What circumstances led to the 3rd grader not reading at their grade level? It may have had to do with their family’s inability to access Early On services for a developmental delay that was then not caught or treated until the child was in kindergarten. It may be that their family’s literacy levels are not adequate to help their children excel, and with limited language spoken or read to the 3rd grader as a young child, they began school behind. It may have had to do with their family’s inability to access quality afterschool and summer learning programs, leaving the 3rd grader either home by themselves or without educational supports outside the school day.
What circumstances led to the youth needing mentoring? It may be because the young person is in the foster care system, and has yet to find a home that lasts for more than a few months. It may be that the young person’s parents had untreated mental health or substance abuse issues that resulted in the removal of the child from their family in the first place, and preclude their return. It may have been that the adverse experiences (or ACEs) that the young person had in their earlier years exhibited in behaviors that proved difficult to teachers, social workers and foster parents, resulting school suspension or expulsion or multiple placements in care.
The volunteer actions taken in both of these situations are powerful for individual children and youth, improving their skills and giving them someone to count on and offer guidance toward success.
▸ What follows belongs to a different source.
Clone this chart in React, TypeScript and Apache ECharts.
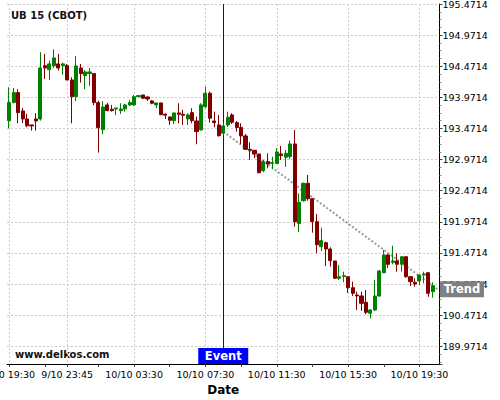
import React, { useEffect, useRef } from 'react';
import * as echarts from 'echarts';

// 15-minute bars (one extra empty slot at the end for the trend projection)
const TIMES = [
  '9/10 19:30','9/10 19:45','9/10 20:00','9/10 20:15','9/10 20:30','9/10 20:45','9/10 21:00','9/10 21:15',
  '9/10 21:30','9/10 21:45','9/10 22:00','9/10 22:15','9/10 22:30','9/10 23:45',
  '10/10 00:00','10/10 00:15','10/10 00:30','10/10 00:45','10/10 01:00','10/10 01:15','10/10 01:30','10/10 01:45',
  '10/10 02:00','10/10 02:15','10/10 02:30','10/10 02:45','10/10 03:00','10/10 03:15','10/10 03:30','10/10 03:45',
  '10/10 04:00','10/10 04:15','10/10 04:30','10/10 04:45','10/10 05:00','10/10 05:15','10/10 05:30','10/10 05:45',
  '10/10 06:00','10/10 06:15','10/10 06:30','10/10 06:45','10/10 07:00','10/10 07:15','10/10 07:30','10/10 07:45',
  '10/10 08:00','10/10 08:15','10/10 08:30','10/10 08:45','10/10 09:00','10/10 09:15','10/10 09:30','10/10 09:45',
  '10/10 10:00','10/10 10:15','10/10 10:30','10/10 10:45','10/10 11:00','10/10 11:15','10/10 11:30','10/10 11:45',
  '10/10 12:00','10/10 12:15','10/10 12:30','10/10 12:45','10/10 13:00','10/10 13:15','10/10 13:30','10/10 13:45',
  '10/10 14:00','10/10 14:15','10/10 14:30','10/10 14:45','10/10 15:00','10/10 15:15','10/10 15:30','10/10 15:45',
  '10/10 16:00','10/10 16:15','10/10 16:30','10/10 16:45','10/10 17:00','10/10 17:15','10/10 17:30','10/10 17:45',
  '10/10 18:00','10/10 18:15','10/10 18:30','10/10 18:45','10/10 19:00','10/10 19:15','10/10 19:30','10/10 19:45',
  '10/10 20:00','10/10 20:15','10/10 20:30',
];

const OPEN = [
  193.597, 193.887, 194.048, 193.753, 193.624, 193.528, 193.624, 193.624, 194.481, 194.417,
  194.481, 194.509, 194.481, 194.481, 194.251, 193.983, 194.444, 194.320, 194.353, 194.353,
  193.887, 193.453, 193.850, 193.780, 193.785, 193.758, 193.785, 193.850, 193.850, 193.983,
  194.010, 193.978, 193.914, 193.850, 193.882, 193.700, 193.657, 193.597, 193.721, 193.700,
  193.624, 193.726, 193.592, 193.448, 193.822, 194.038, 193.592, 193.528, 193.395, 193.528,
  193.689, 193.565, 193.488, 193.351, 193.137, 193.121, 193.062, 192.794, 192.939, 192.912,
  192.909, 193.062, 193.009, 193.019, 193.223, 191.945, 192.311, 192.591, 192.343, 191.974,
  191.572, 191.637, 191.535, 191.342, 191.064, 191.090, 191.090, 190.913, 190.796, 190.780,
  190.678, 190.502, 190.555, 190.780, 191.154, 191.439, 191.321, 191.342, 191.289, 191.411,
  191.090, 191.000, 191.021, 191.117, 191.154, 190.849,
];
const CLOSE = [
  193.887, 194.048, 193.726, 193.624, 193.516, 193.512, 193.592, 194.444, 194.444, 194.509,
  194.605, 194.444, 194.509, 194.251, 193.983, 194.476, 194.353, 194.380, 194.380, 193.887,
  193.484, 193.817, 193.758, 193.758, 193.801, 193.785, 193.850, 193.887, 193.983, 193.999,
  193.957, 193.946, 193.877, 193.882, 193.694, 193.684, 193.603, 193.721, 193.700, 193.684,
  193.689, 193.597, 193.421, 193.850, 194.038, 193.636, 193.565, 193.356, 193.512, 193.652,
  193.571, 193.488, 193.351, 193.137, 193.121, 193.062, 192.761, 192.939, 192.901, 192.923,
  193.094, 193.035, 193.073, 193.223, 191.974, 192.286, 192.591, 192.343, 191.974, 191.604,
  191.669, 191.535, 191.347, 191.064, 191.090, 191.106, 190.913, 190.823, 190.780, 190.662,
  190.518, 190.555, 190.780, 191.182, 191.439, 191.289, 191.342, 191.289, 191.411, 191.090,
  191.010, 190.973, 191.117, 191.133, 190.823, 190.945,
];
const LOW = [
  193.475, 193.874, 193.555, 193.560, 193.490, 193.437, 193.437, 193.597, 194.267, 194.251,
  194.444, 194.401, 194.337, 194.251, 193.555, 193.909, 194.208, 194.102, 194.155, 193.845,
  193.083, 193.379, 193.748, 193.742, 193.684, 193.705, 193.742, 193.833, 193.833, 193.970,
  193.946, 193.914, 193.861, 193.796, 193.684, 193.624, 193.528, 193.544, 193.555, 193.528,
  193.528, 193.555, 193.218, 193.437, 193.796, 193.565, 193.490, 193.340, 193.367, 193.496,
  193.544, 193.421, 193.223, 193.126, 192.966, 192.993, 192.752, 192.768, 192.832, 192.816,
  192.901, 192.966, 192.853, 192.977, 191.894, 191.808, 192.295, 192.311, 191.797, 191.466,
  191.503, 191.262, 191.251, 191.053, 191.037, 191.000, 190.828, 190.780, 190.555, 190.539,
  190.486, 190.421, 190.539, 190.764, 191.144, 191.230, 191.289, 191.170, 191.170, 191.074,
  190.940, 190.929, 190.956, 190.984, 190.768, 190.752,
];
const HIGH = [
  194.134, 194.122, 194.102, 193.801, 193.705, 193.528, 193.716, 194.696, 194.669, 194.562,
  194.744, 194.669, 194.530, 194.509, 194.294, 194.637, 194.509, 194.412, 194.444, 194.353,
  193.919, 193.909, 193.882, 193.850, 193.801, 193.877, 193.866, 193.930, 194.010, 194.010,
  194.010, 193.986, 193.930, 193.882, 193.882, 193.716, 193.657, 193.726, 193.877, 193.769,
  193.716, 193.796, 193.661, 193.877, 194.144, 194.064, 193.742, 193.689, 193.560, 193.742,
  193.716, 193.592, 193.555, 193.383, 193.250, 193.126, 193.062, 192.966, 193.073, 193.019,
  193.153, 193.191, 193.126, 193.276, 193.448, 192.430, 192.601, 192.724, 192.350, 192.098,
  191.877, 191.653, 191.562, 191.342, 191.278, 191.170, 191.090, 191.010, 190.849, 190.849,
  190.876, 190.566, 191.037, 191.198, 191.519, 191.455, 191.588, 191.466, 191.411, 191.411,
  191.090, 191.064, 191.128, 191.170, 191.154, 191.000,
];

const TICK_LABELS = ['9/10 19:30', '9/10 23:45', '10/10 03:30', '10/10 07:30', '10/10 11:30', '10/10 15:30', '10/10 19:30'];
const MINOR_TICKS = ['9/10 21:30', '10/10 01:30', '10/10 05:30', '10/10 09:30', '10/10 13:30', '10/10 17:30'];

const Y_BASE = 189.9714; // first labelled y tick
const Y_STEP = 0.5;
const Y_BOTTOM = 189.687;
const Y_TOP = 195.4714;

const EVENT_TIME = '10/10 08:30';
const TREND_START = 193.42;
const TREND_END_TIME = '10/10 20:30';
const TREND_END = 190.889;

const UP = '#008000';
const DOWN = '#800000';

export default function App() {
  const ref = useRef<HTMLDivElement>(null);
  useEffect(() => {
    if (!ref.current) return;
    const chart = echarts.init(ref.current, null, { renderer: 'svg' });
    const candles = OPEN.map((o, i) => [o - Y_BASE, CLOSE[i] - Y_BASE, LOW[i] - Y_BASE, HIGH[i] - Y_BASE]);
    const isLabel = (_i: number, v: string) => TICK_LABELS.includes(v);
    const isTick = (_i: number, v: string) => TICK_LABELS.includes(v) || MINOR_TICKS.includes(v);
    chart.setOption({
      animation: false,
      backgroundColor: '#ffffff',
      textStyle: { fontFamily: 'DejaVu Sans' },
      title: {
        text: 'UB 15 (CBOT)',
        left: 11,
        top: 10,
        padding: 0,
        textStyle: { fontSize: 10, fontWeight: 'bold', color: '#111', fontFamily: 'DejaVu Sans' },
      },
      graphic: [
        {
          type: 'text',
          left: 15,
          top: 349,
          style: { text: 'www.delkos.com', font: 'bold 10px "DejaVu Sans"', fill: '#111' },
        },
      ],
      grid: { left: 7, right: 60.5, top: 4, bottom: 36, containLabel: false, outerBoundsMode: 'none' },
      xAxis: {
        type: 'category',
        data: TIMES,
        boundaryGap: true,
        axisLine: { show: true, onZero: false, lineStyle: { color: '#000', width: 1 } },
        axisTick: { show: true, alignWithLabel: true, length: 3, interval: isTick, lineStyle: { color: '#444' } },
        axisLabel: { interval: isLabel, fontSize: 9.5, color: '#000', margin: 5, fontFamily: 'DejaVu Sans' },
        splitLine: { show: true, alignWithLabel: true, interval: isLabel, lineStyle: { type: [2, 2], color: '#cccccc', width: 1 } },
        name: 'Date',
        nameLocation: 'middle',
        nameGap: 19,
        nameTextStyle: { fontWeight: 'bold', fontSize: 12, color: '#000', fontFamily: 'DejaVu Sans' },
      },
      yAxis: {
        type: 'value',
        position: 'right',
        min: Y_BOTTOM - Y_BASE,
        max: Y_TOP - Y_BASE,
        splitNumber: 11,
        minInterval: Y_STEP,
        maxInterval: Y_STEP,
        axisLine: { show: true, lineStyle: { color: '#000', width: 1 } },
        axisTick: { show: true, length: 3, lineStyle: { color: '#444' } },
        minorTick: { show: true, splitNumber: 4, length: 2, lineStyle: { color: '#888' } },
        axisLabel: {
          margin: 3,
          fontSize: 9.5,
          color: '#000',
          fontFamily: 'DejaVu Sans',
          padding: [2, 0, 0, 0],
          formatter: (v: number) => (v < -1e-6 ? '' : (v + Y_BASE).toFixed(4)),
        },
        splitLine: { show: true, lineStyle: { type: [2, 2], color: '#cccccc', width: 1 } },
      },
      series: [
        {
          type: 'candlestick',
          z: 5,
          data: candles,
          barWidth: 3.6,
          itemStyle: { color: UP, color0: DOWN, borderColor: UP, borderColor0: DOWN, borderWidth: 1 },
          markLine: {
            silent: true,
            symbol: ['none', 'none'],
            label: { show: false },
            data: [
              { xAxis: EVENT_TIME, lineStyle: { color: '#0000ff', width: 1, type: 'solid' } },
              [
                { coord: [EVENT_TIME, TREND_START - Y_BASE], lineStyle: { color: '#9a9a9a', width: 2, type: [2, 2] } },
                { coord: [TREND_END_TIME, TREND_END - Y_BASE] },
              ],
            ],
          },
          markPoint: {
            silent: true,
            data: [
              {
                coord: [EVENT_TIME, Y_BOTTOM - Y_BASE + 0.001],
                symbol: 'rect',
                symbolSize: [50, 16],
                symbolOffset: [0, -8],
                itemStyle: { color: '#0000ff' },
                label: { show: true, position: 'inside', formatter: 'Event', color: '#fff', fontWeight: 'bold', fontSize: 11.5, fontFamily: 'DejaVu Sans' },
              },
              {
                coord: [TREND_END_TIME, TREND_END - Y_BASE],
                symbol: 'rect',
                symbolSize: [44, 16],
                symbolOffset: [24.7, 0],
                itemStyle: { color: '#808080' },
                label: { show: true, position: 'inside', formatter: 'Trend', color: '#fff', fontWeight: 'bold', fontSize: 11.5, fontFamily: 'DejaVu Sans' },
              },
            ],
          },
        },
      ],
    });
    return () => chart.dispose();
  }, []);
  return <div ref={ref} style={{ position: 'fixed', left: 0, top: 0, width: 500, height: 400, background: '#fff' }} />;
}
But, both of these stories lead us to wonder about the many others in similar circumstances. What might be done to improve the odds for all children youth in these situations? What might be done to prevent the 3rd grader from getting behind in school? What might be done to prevent the family from losing custody of their child?
In both of these examples, there are evidenced investments that could have helped these two young people and many more like them. In Michigan, often, there are great programs and initiatives that used to be funded, but aren’t any more; or that are funded for some, but aren’t available to every family around the state. Elected officials at the state and federal level can change that situation.
Right now, discussions are taking place determining how we are investing our state and federal tax dollars. Now is the time to invest a little more of our volunteer time to share what we know with the people having those discussions. We are willing to take the time to volunteer our time to make individual life outcomes better. Policymakers need to know that we are also willing to volunteer our time to let them know how to improve life outcomes for more children, youth and families in our communities.